The more I looked, the more holes I found in the narrative I had been taught. And the more holes I found the more my eyes saw you. And the more I saw you, the more I fell in love with you. Stories have power. Myths have power. But we can see very clearly what happens when myth becomes adopted as truth. It separates people, divides and makes people ‘other’. The more I read the more I realised what I had always believed to be the truth was closer to what happened here all those centuries ago. That I am an island dweller. That my Welsh and Scottish brothers and sisters are my kin. That we share a complicated history, and that we all belong. As do all peoples who find this glorious, beautiful land of Albion their home. The story never began, and it will never end. I sit on your Downs, once covered by ocean. I see your forests, once covering the Weald. I see the names of your towns, villages, hills and valleys – Saxon names, Brythonic names, Danish names, and old English names, revealing the incredibly rich and diverse journey of this old place.

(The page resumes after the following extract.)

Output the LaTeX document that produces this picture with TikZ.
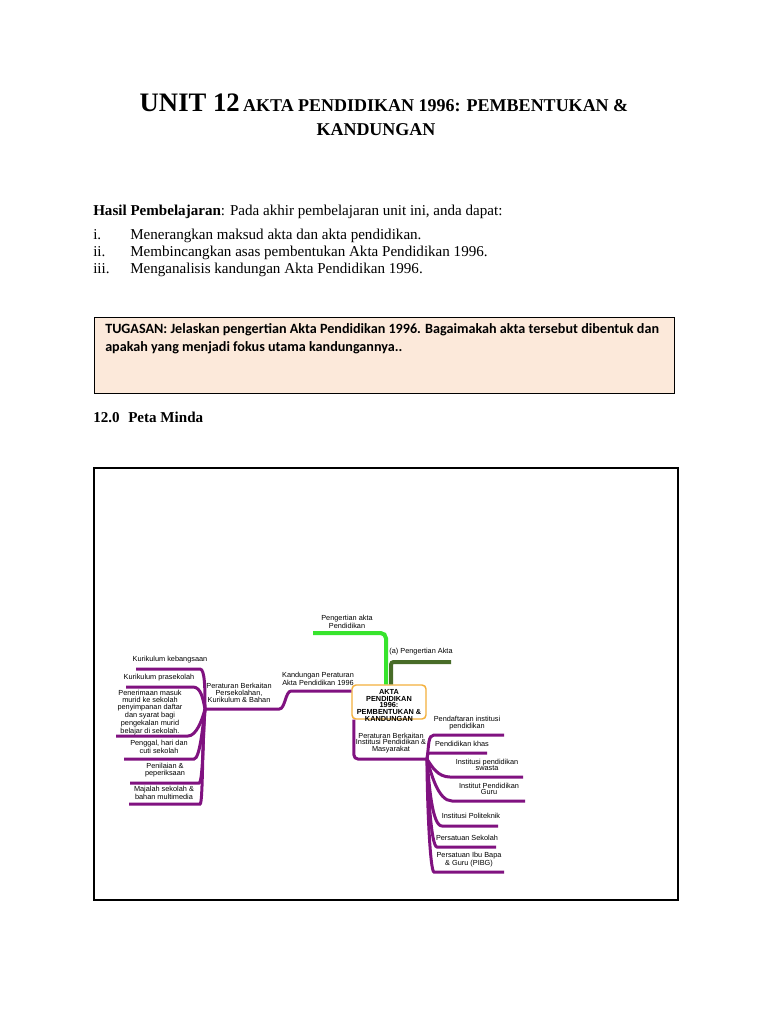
\documentclass[tikz,border=0pt]{standalone}
\usepackage{fontspec}
\setmainfont{Liberation Serif}
\newfontfamily\mapfont{Liberation Sans}
\newfontfamily\boxfont{Carlito}
\usetikzlibrary{calc, positioning}
\definecolor{mapviolet}{RGB}{128,18,128}
\definecolor{limegreen}{RGB}{55,228,45}
\definecolor{olivegreen}{RGB}{72,108,40}
\definecolor{aktaorange}{RGB}{244,176,60}
\definecolor{peach}{RGB}{252,233,218}

\begin{document}
\begin{tikzpicture}[x=0.75pt, y=-0.75pt,
  body/.style={font=\fontsize{11.3}{13}\selectfont, anchor=base west, inner sep=0pt},
  leaf/.style={font=\mapfont\fontsize{5.5}{5}\selectfont, align=center, inner sep=0pt},
  branch/.style={mapviolet, line width=2.25pt},
  limeline/.style={limegreen, line width=3pt, rounded corners=4pt},
  oliveline/.style={olivegreen, line width=3pt, rounded corners=2pt}
]
\fill[white] (0,0) rectangle (768,1024);
\useasboundingbox (0,0) rectangle (768,1024);

% heading and learning outcomes
\node[anchor=base, inner sep=0pt, font=\bfseries] (title1) at (384,112)
  {{\fontsize{20}{22}\selectfont UNIT 12} {\fontsize{13.5}{16}\selectfont AKTA PENDIDIKAN 1996: PEMBENTUKAN \&}};
\node[anchor=base, inner sep=0pt, font=\bfseries\fontsize{13.5}{16}\selectfont] (title2) at (376,135) {KANDUNGAN};
\node[body] (hasil) at (93,215) {\textbf{Hasil Pembelajaran}: Pada akhir pembelajaran unit ini, anda dapat:};
\node[body] (num1) at (93,239) {i.};
\node[body] (num2) at (93,256) {ii.};
\node[body] (num3) at (93,273) {iii.};
\node[body] (item1) at (130,239) {Menerangkan maksud akta dan akta pendidikan.};
\node[body] (item2) at (130,256) {Membincangkan asas pembentukan Akta Pendidikan 1996.};
\node[body] (item3) at (130,273) {Menganalisis kandungan Akta Pendidikan 1996.};

% task box
\node[draw=black, line width=0.8pt, fill=peach, anchor=north west, minimum width=435pt,
  minimum height=57pt, inner sep=0pt] (tugasbox) at (94,317) {};
\node[body, font=\boxfont\bfseries\fontsize{10.6}{13}\selectfont] (tugas1) at (105,333)
  {TUGASAN: Jelaskan pengertian Akta Pendidikan 1996. Bagaimakah akta tersebut dibentuk dan};
\node[body, font=\boxfont\bfseries\fontsize{10.6}{13}\selectfont] (tugas2) at (105,351)
  {apakah yang menjadi fokus utama kandungannya..};
\node[body, font=\bfseries\fontsize{11.3}{13}\selectfont] (secnum) at (93,422) {12.0};
\node[body, font=\bfseries\fontsize{11.3}{13}\selectfont] (sectitle) at (128,422) {Peta Minda};

% mind map
\draw[black, line width=1pt] (94,468) rectangle (678,900);
\node[draw=aktaorange, line width=1.1pt, rounded corners=3pt, fill=white, minimum width=55.5pt,
  minimum height=25.5pt, inner sep=0pt] (akta) at (389,702) {};
\node[align=center, inner sep=0pt, font=\mapfont\bfseries\fontsize{5.5}{5.1}\selectfont]
  (aktaLbl) at (389,705.5) {AKTA\\PENDIDIKAN\\1996:\\PEMBENTUKAN \&\\KANDUNGAN};

\coordinate (pgEnd) at (313,633);
\coordinate (paEnd) at (451,662);
\draw[oliveline] (paEnd) -| ([xshift=1.5pt]akta.north);
\draw[limeline] (pgEnd) -| ([xshift=-2.25pt]akta.north);
\node[leaf] (pengertian) at (347,622) {Pengertian akta\\Pendidikan};
\node[leaf] (pengAkta) at (421,652) {(a) Pengertian Akta};

% left side
\coordinate (hubL) at (205,709);
\draw[branch] ([yshift=8.25pt]akta.west) -- ++(-60,0) .. controls +(-6,0) and +(6,0) .. ++(-12,18) -- (hubL);
\node[leaf] (kandungan) at (318,679) {Kandungan Peraturan\\Akta Pendidikan 1996};
\node[leaf] (sekolahan) at (239,693) {Peraturan Berkaitan\\Persekolahan,\\Kurikulum \& Bahan};

\coordinate (kbEnd) at (136,669);
\coordinate (kpEnd) at (126,687);
\coordinate (pmEnd) at (116,736);
\coordinate (pgnEnd) at (124,759);
\coordinate (pnEnd) at (130,783);
\coordinate (mjEnd) at (129,804);
\draw[branch] (kbEnd) -- ++(64,0) .. controls +(5,0) and +(0,-20) .. (hubL);
\draw[branch] (kpEnd) -- ++(67,0) .. controls +(8,0) and +(-2,-10) .. (hubL);
\draw[branch] (pmEnd) -- ++(72,0) .. controls +(8,0) and +(-3,12) .. (hubL);
\draw[branch] (pgnEnd) -- ++(70,0) .. controls +(6,0) and +(-2,15) .. (hubL);
\draw[branch] (pnEnd) -- ++(69,0) .. controls +(4,0) and +(-2,25) .. (hubL);
\draw[branch] (mjEnd) -- ++(71,0) .. controls +(3,0) and +(-3,35) .. (hubL);
\node[leaf] (kebangsaan) at (170,660) {Kurikulum kebangsaan};
\node[leaf] (prasekolah) at (159,678) {Kurikulum prasekolah};
\node[leaf] (penerimaan) at (150,713) {Penerimaan masuk\\murid ke sekolah\\penyimpanan daftar\\dan syarat bagi\\pengekalan murid\\belajar di sekolah.};
\node[leaf] (penggal) at (159,747) {Penggal, hari dan\\cuti sekolah};
\node[leaf] (penilaian) at (165,770) {Penilaian \&\\peperiksaan};
\node[leaf] (majalah) at (164,793) {Majalah sekolah \&\\bahan multimedia};

% right side
\coordinate (hubR) at (427,759);
\draw[branch, rounded corners=3pt] ([xshift=2pt]akta.south west) |- (hubR);
\node[leaf] (institusi) at (391,743) {Peraturan Berkaitan\\Institusi Pendidikan \&\\Masyarakat};

\coordinate (pfEnd) at (504,735);
\coordinate (pkEnd) at (487,753);
\coordinate (swEnd) at (523,777);
\coordinate (igEnd) at (525,801);
\coordinate (ptEnd) at (498,826);
\coordinate (psEnd) at (496,847);
\coordinate (pibgEnd) at (504,872);
\draw[branch] (pfEnd) -- ++(-70,0) .. controls +(-6,0) and +(2,-14) .. (hubR);
\draw[branch] (pkEnd) -- ++(-58,0) .. controls +(-2,0) and +(1,-4) .. (hubR);
\draw[branch] (swEnd) -- ++(-73,0) .. controls +(-12,0) and +(5,8) .. (hubR);
\draw[branch] (igEnd) -- ++(-73,0) .. controls +(-14,0) and +(4,14) .. (hubR);
\draw[branch] (ptEnd) -- ++(-56,0) .. controls +(-10,0) and +(2,25) .. (hubR);
\draw[branch] (psEnd) -- ++(-59,0) .. controls +(-6,0) and +(1,30) .. (hubR);
\draw[branch] (pibgEnd) -- ++(-70,0) .. controls +(-4,0) and +(0,40) .. (hubR);
\node[leaf] (pendaftaran) at (467,723) {Pendaftaran institusi\\pendidikan};
\node[leaf] (khas) at (462,744) {Pendidikan khas};
\node[leaf] (swasta) at (487,765) {Institusi pendidikan\\swasta};
\node[leaf] (guru) at (489,789) {Institut Pendidikan\\Guru};
\node[leaf] (politeknik) at (471,816) {Institusi Politeknik};
\node[leaf] (persatuan) at (467,838) {Persatuan Sekolah};
\node[leaf] (pibg) at (469,860) {Persatuan Ibu Bapa\\\& Guru (PIBG)};
\end{tikzpicture}
\end{document}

I’ve never liked any form of nationalism. Not one other creature on this planet other than a human knows where the borders lie between ‘countries’. Feeling at home is a visceral instinct and feeling. I feel at home when I visit Australia – I have no idea why and it makes no sense logically, I just do. I felt at home on an Italian mountain listening to the cowbells in the valley below. I feel at home on the banks of Llyn Tegid and on the island of Iona. Home seems to me something other than a place of birth. It’s more of a deep connection that is there at a spiritual level. A joining together of the essence of the soul with the land. The more I walk this Path the more labels fall away, and the less I feel the need to have my feelings ratified by history books. If there is one thing I can own it is my Journey – the Journey of my life. More and more I know for sure that this journey is all about connection. The things that unite and let us see through human constructs, whether they be political, cultural, religious, or anything else, and see the human, plant, animal, or bird, as kin.
A journey of discovery, exploring the roots of my locality, helped me drop any thoughts that only one place can be Home. Home is the land beneath me, the air around me, the seas and rivers that help bring that land to life, and I know that land when my soul, and its soul, meet.